The provocative approach of Turkish President Recep Tayyip Erdogan and his officials to the EU sanctions and threats of imminent sanctions from the US over Ankara’s deployment of Russian S-400 missile defence systems has added to a sense among officials that the strongman leader, in trouble politically and economically, has decided he needs to contrive a constant ‘state of emergency’ in order to stay in power. In a column for Ahval—a media outlet that takes an anti-Erdogan line—Ilhan Tahir wrote on July 16: “Opposition parties appear to be gaining momentum, and cracks are appearing within Erdogan’s [AKP] party as renegade former allies are looking to form their own entities that could split his constituency. Erdogan has no hope to offer and no economic policies to heal the deep economic damage the country has endured. Erdogan's political life as a problem solver appears to have come to an end. The only way for Erdoğan to survive is to convince Turkey's citizens, including Kurds and other minorities, that the only options in front of them are ‘Tayyip or we burn the country’”.

Tahir’s piece also observed that Erdogan, who last week fired his central bank governor after demands for interest rate cuts were not met, was building up its forces along its border with Syria in possible preparation for an offensive into the northeast of the wartorn neighbour, where US troops are stationed. An incursion could come as a response to any approved US sanctions.

Cavusoglu not taking sanctions “seriously”
Responding to the EU sanctions, Turkish Foreign Minister Mevlut Cavusoglu said on July 15 that there was no need to take very seriously decisions made by the bloc to curb contacts and funding for Ankara over its drilling for gas and oil off Cyprus. "There is no need to take it very seriously. These are simple things. These aren't things that will impact us. We have three ships there, God willing we will send a fourth ship to the eastern Mediterranean as soon as possible. Let them understand that they cannot deal with Turkey with such methods," he said during a visit to North Macedonia.

"The [EU sanctions] decisions will not affect in the slightest our country's determination to continue hydrocarbon activities in the Eastern Mediterranean," the Turkish Foreign Ministry added in a statement.

The EU's failure to mention Turkish Cypriots in its decisions "showed how biased and partisan the EU is on the subject of Cyprus," the ministry also said.

Up to €400m at stake’
An EU diplomat told Reuters Ankara could lose some 150 million of 400 million euros the bloc had earmarked for 2020 for everything from political reforms to agriculture projects to help Turkey prepare for eventual EU membership. The EU had been due to give Turkey €4.45bn between 2014 and 2020, but it cut and suspended some funding last year. It has frozen membership talks and negotiations on upgrading its customs union with Turkey, accusing Erdogan of grave violations of human rights.

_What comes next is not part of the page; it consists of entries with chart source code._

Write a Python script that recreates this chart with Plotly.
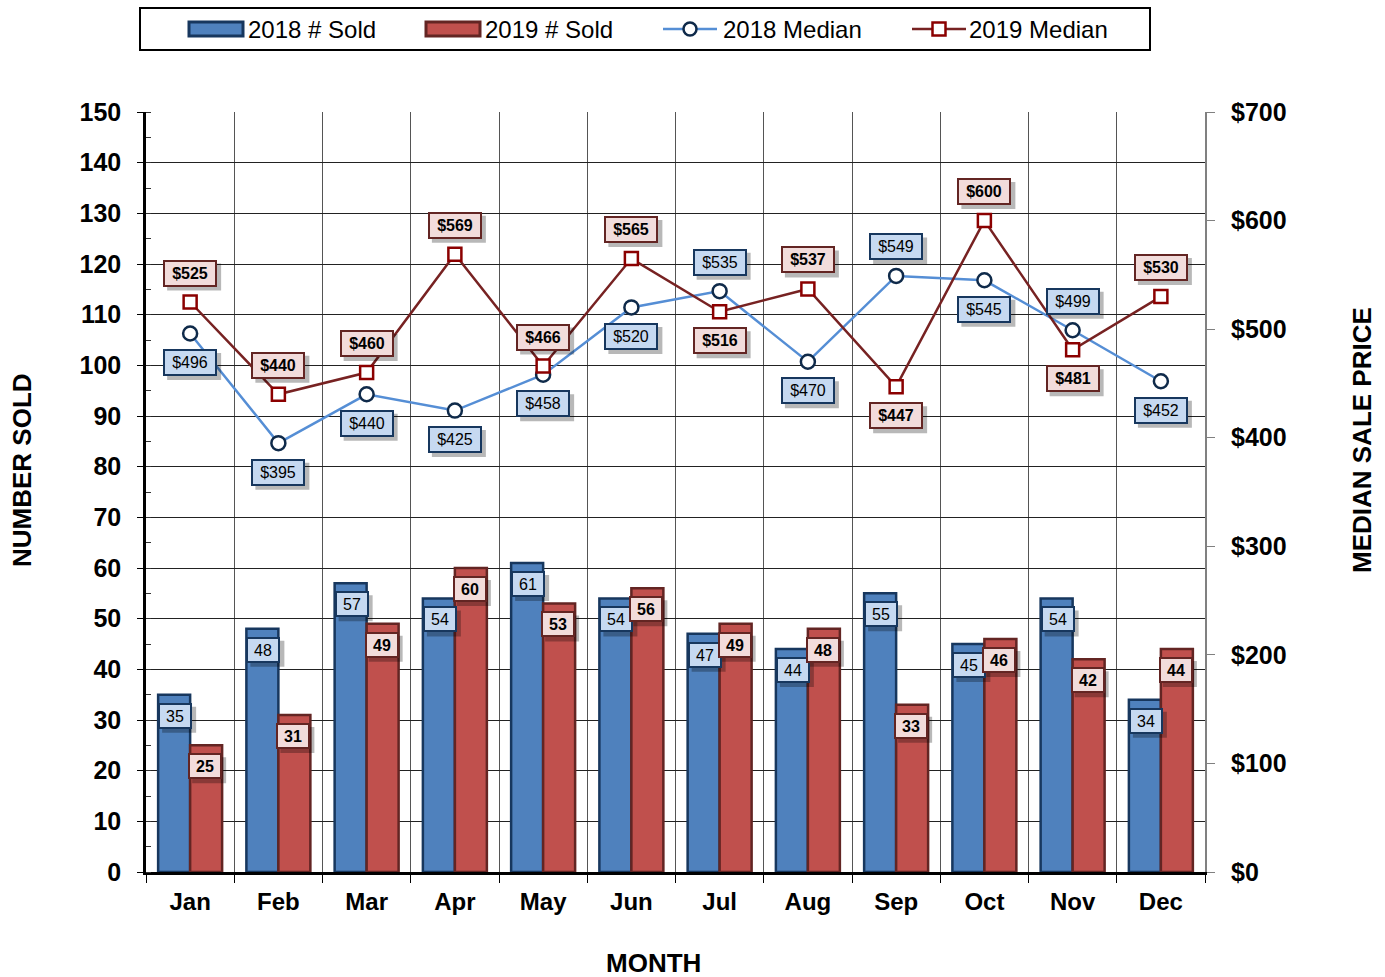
import plotly.graph_objects as go

months = ["Jan", "Feb", "Mar", "Apr", "May", "Jun", "Jul", "Aug", "Sep", "Oct", "Nov", "Dec"]
sold_2018 = [35, 48, 57, 54, 61, 54, 47, 44, 55, 45, 54, 34]
sold_2019 = [25, 31, 49, 60, 53, 56, 49, 48, 33, 46, 42, 44]
median_2018 = [496, 395, 440, 425, 458, 520, 535, 470, 549, 545, 499, 452]
median_2019 = [525, 440, 460, 569, 466, 565, 516, 537, 447, 600, 481, 530]
# label placement relative to the point: 1 = above, -1 = below
side_2018 = [-1, -1, -1, -1, -1, -1, 1, -1, 1, -1, 1, -1]
side_2019 = [1, 1, 1, 1, 1, 1, -1, 1, -1, 1, -1, 1]
series_names = ["2018 # Sold", "2019 # Sold", "2018 Median", "2019 Median"]

FONT = "Liberation Sans, Arial, sans-serif"
BLUE = "#4F81BD"
BLUE_EDGE = "#17375E"
RED = "#C0504D"
RED_EDGE = "#632523"
LBLUE_BG = "#C6D9F1"
PINK_BG = "#F2DCDB"
LINE18 = "#558ED5"
LINE19 = "#772222"
CIRCLE_EDGE = "#0F2A4A"
SQUARE_EDGE = "#8B0000"

W, H = 1385, 977
L, R, T, B = 146, 180, 112, 105
pw, ph = W - L - R, H - T - B


def px(x):
    return (x - L) / pw


def py(y):
    return (H - B - y) / ph


fig = go.Figure()
fig.add_trace(go.Bar(x=months, y=sold_2018, name=series_names[0], showlegend=False,
                     marker=dict(color=BLUE, line=dict(color=BLUE_EDGE, width=2.5))))
fig.add_trace(go.Bar(x=months, y=sold_2019, name=series_names[1], showlegend=False,
                     marker=dict(color=RED, line=dict(color=RED_EDGE, width=2.5))))
fig.add_trace(go.Scatter(x=months, y=median_2018, name=series_names[2], yaxis="y2",
                         mode="lines+markers", showlegend=False,
                         line=dict(color=LINE18, width=2.5),
                         marker=dict(symbol="circle", size=14, color="white",
                                     line=dict(color=CIRCLE_EDGE, width=2.5))))
fig.add_trace(go.Scatter(x=months, y=median_2019, name=series_names[3], yaxis="y2",
                         mode="lines+markers", showlegend=False,
                         line=dict(color=LINE19, width=2.5),
                         marker=dict(symbol="square", size=13, color="white",
                                     line=dict(color=SQUARE_EDGE, width=2.5))))

shadow_shapes = []
labels = []


def add_label(x, y, yref, text, xshift, yshift, bg, border, bold, w, h):
    txt = "<b>%s</b>" % text if bold else text
    tw, th = w + 8, h + 8  # full box size incl. padding and border
    sx, sy = xshift + 4, yshift - 4
    shadow_shapes.append(dict(type="rect", xref="x", yref=yref,
                              xsizemode="pixel", ysizemode="pixel",
                              xanchor=x, yanchor=y,
                              x0=sx - tw / 2, x1=sx + tw / 2,
                              y0=sy - th / 2, y1=sy + th / 2,
                              line=dict(width=0), fillcolor="rgba(0,0,0,0.28)",
                              layer="above"))
    labels.append(dict(text=txt, x=x, y=y, xref="x", yref=yref, showarrow=False,
                       width=w, height=h, borderpad=2, borderwidth=2,
                       align="center", valign="middle",
                       xshift=xshift, yshift=yshift,
                       font=dict(family=FONT, size=16, color="black"),
                       bgcolor=bg, bordercolor=border))


for m, v in zip(months, sold_2018):
    add_label(m, v, "y", str(v), -15, -21, LBLUE_BG, BLUE_EDGE, False, 26, 18)
for m, v in zip(months, sold_2019):
    add_label(m, v, "y", str(v), 15, -21, PINK_BG, RED_EDGE, True, 26, 18)
for m, v, s in zip(months, median_2018, side_2018):
    add_label(m, v, "y2", "$%d" % v, 0, 29 * s, LBLUE_BG, BLUE_EDGE, False, 46, 19)
for m, v, s in zip(months, median_2019, side_2019):
    add_label(m, v, "y2", "$%d" % v, 0, 29 * s, PINK_BG, RED_EDGE, True, 46, 19)

axis_titles = [
    dict(text="<b>NUMBER SOLD</b>", x=22, y=470, angle=-90),
    dict(text="<b>MEDIAN SALE PRICE</b>", x=1362, y=440, angle=-90),
    dict(text="<b>MONTH</b>", x=653, y=963, angle=0),
]
title_anns = []
for a in axis_titles:
    title_anns.append(dict(text=a["text"], x=px(a["x"]), y=py(a["y"]),
                           xref="paper", yref="paper", showarrow=False, textangle=a["angle"],
                           font=dict(family=FONT, size=26, color="black"),
                           xanchor="center", yanchor="middle"))

# legend drawn by hand to reproduce the wide bar swatches
shapes = [dict(type="rect", xref="paper", yref="paper",
               x0=px(140), x1=px(1150), y0=py(50), y1=py(8),
               line=dict(color="black", width=2), fillcolor="rgba(0,0,0,0)")]
leg_y = 29
legend_anns = []
for x0, fill, edge, name, tx in [(189, BLUE, BLUE_EDGE, series_names[0], 246),
                                 (426, RED, RED_EDGE, series_names[1], 483)]:
    shapes.append(dict(type="rect", xref="paper", yref="paper",
                       x0=px(x0), x1=px(x0 + 54), y0=py(leg_y + 7), y1=py(leg_y - 7),
                       line=dict(color=edge, width=3), fillcolor=fill))
    legend_anns.append(dict(text=name, x=px(tx), y=py(leg_y), xref="paper", yref="paper",
                            showarrow=False, xanchor="left", yanchor="middle",
                            font=dict(family=FONT, size=24, color="black")))
for x0, col, edge, kind, name, tx in [(663, LINE18, CIRCLE_EDGE, "circle", series_names[2], 721),
                                      (912, LINE19, SQUARE_EDGE, "rect", series_names[3], 967)]:
    cx = x0 + 27
    shapes.append(dict(type="line", xref="paper", yref="paper",
                       x0=px(x0), x1=px(x0 + 54), y0=py(leg_y), y1=py(leg_y),
                       line=dict(color=col, width=2.5)))
    r = 6.5
    shapes.append(dict(type=kind, xref="paper", yref="paper",
                       x0=px(cx - r), x1=px(cx + r), y0=py(leg_y + r), y1=py(leg_y - r),
                       line=dict(color=edge, width=2.5), fillcolor="white"))
    legend_anns.append(dict(text=name, x=px(tx), y=py(leg_y), xref="paper", yref="paper",
                            showarrow=False, xanchor="left", yanchor="middle",
                            font=dict(family=FONT, size=24, color="black")))

fig.update_layout(
    width=W, height=H,
    margin=dict(l=L, r=R, t=T, b=B, autoexpand=False),
    paper_bgcolor="white", plot_bgcolor="white",
    barmode="group", bargap=0.275, bargroupgap=0.0,
    font=dict(family=FONT, size=22, color="black"),
    showlegend=False,
    shapes=shapes + shadow_shapes,
    xaxis=dict(type="category", range=[-0.5, 11.5], tickson="boundaries", showgrid=True,
               gridcolor="#555555", gridwidth=1,
               ticks="outside", ticklen=8, tickcolor="black", tickwidth=1,
               showline=True, linecolor="black", linewidth=2.5,
               ticklabelstandoff=6,
               tickfont=dict(family=FONT, size=24, color="black", weight="bold"),
               zeroline=False),
    yaxis=dict(range=[0, 150], dtick=10, showgrid=True, gridcolor="#222222", gridwidth=1,
               ticks="outside", ticklen=6, tickcolor="black",
               showline=True, linecolor="black", linewidth=2.5, zeroline=False,
               ticklabelstandoff=11,
               tickfont=dict(family=FONT, size=25, color="black", weight="bold"),
               minor=dict(dtick=5, ticks="inside", ticklen=5, tickcolor="#333333",
                          showgrid=False)),
    yaxis2=dict(range=[0, 700], dtick=100, overlaying="y", side="right",
                tickprefix="$", showgrid=False, zeroline=False,
                ticks="outside", ticklen=8, tickcolor="#808080",
                showline=True, linecolor="#808080", linewidth=2,
                ticklabelstandoff=11,
                tickfont=dict(family=FONT, size=25, color="black", weight="bold")),
    annotations=labels + title_anns + legend_anns,
)

fig.write_html("out.html", post_script="document.body.style.margin='0px';",
               config={"displayModeBar": False})
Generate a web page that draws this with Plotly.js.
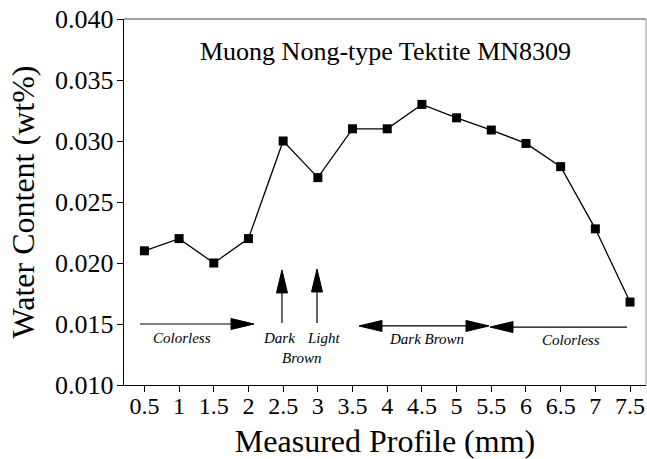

Nicosia, meanwhile, rejected an offer by breakaway Northern Cyprus controlled by Turkish Cypriots for talks on sharing gas reserves. It described the proposal as a thinly-disguised attempt to divert attention away from the need to resume peace talks for a comprehensive settlement to the island’s division.

"Mr Akinci's proposal seeks to deflect away from the real issue, which is how to solve the Cyprus problem," Cypriot government official Vassilis Palmas said, referring to Turkish Cypriot leader Mustafa Akinci.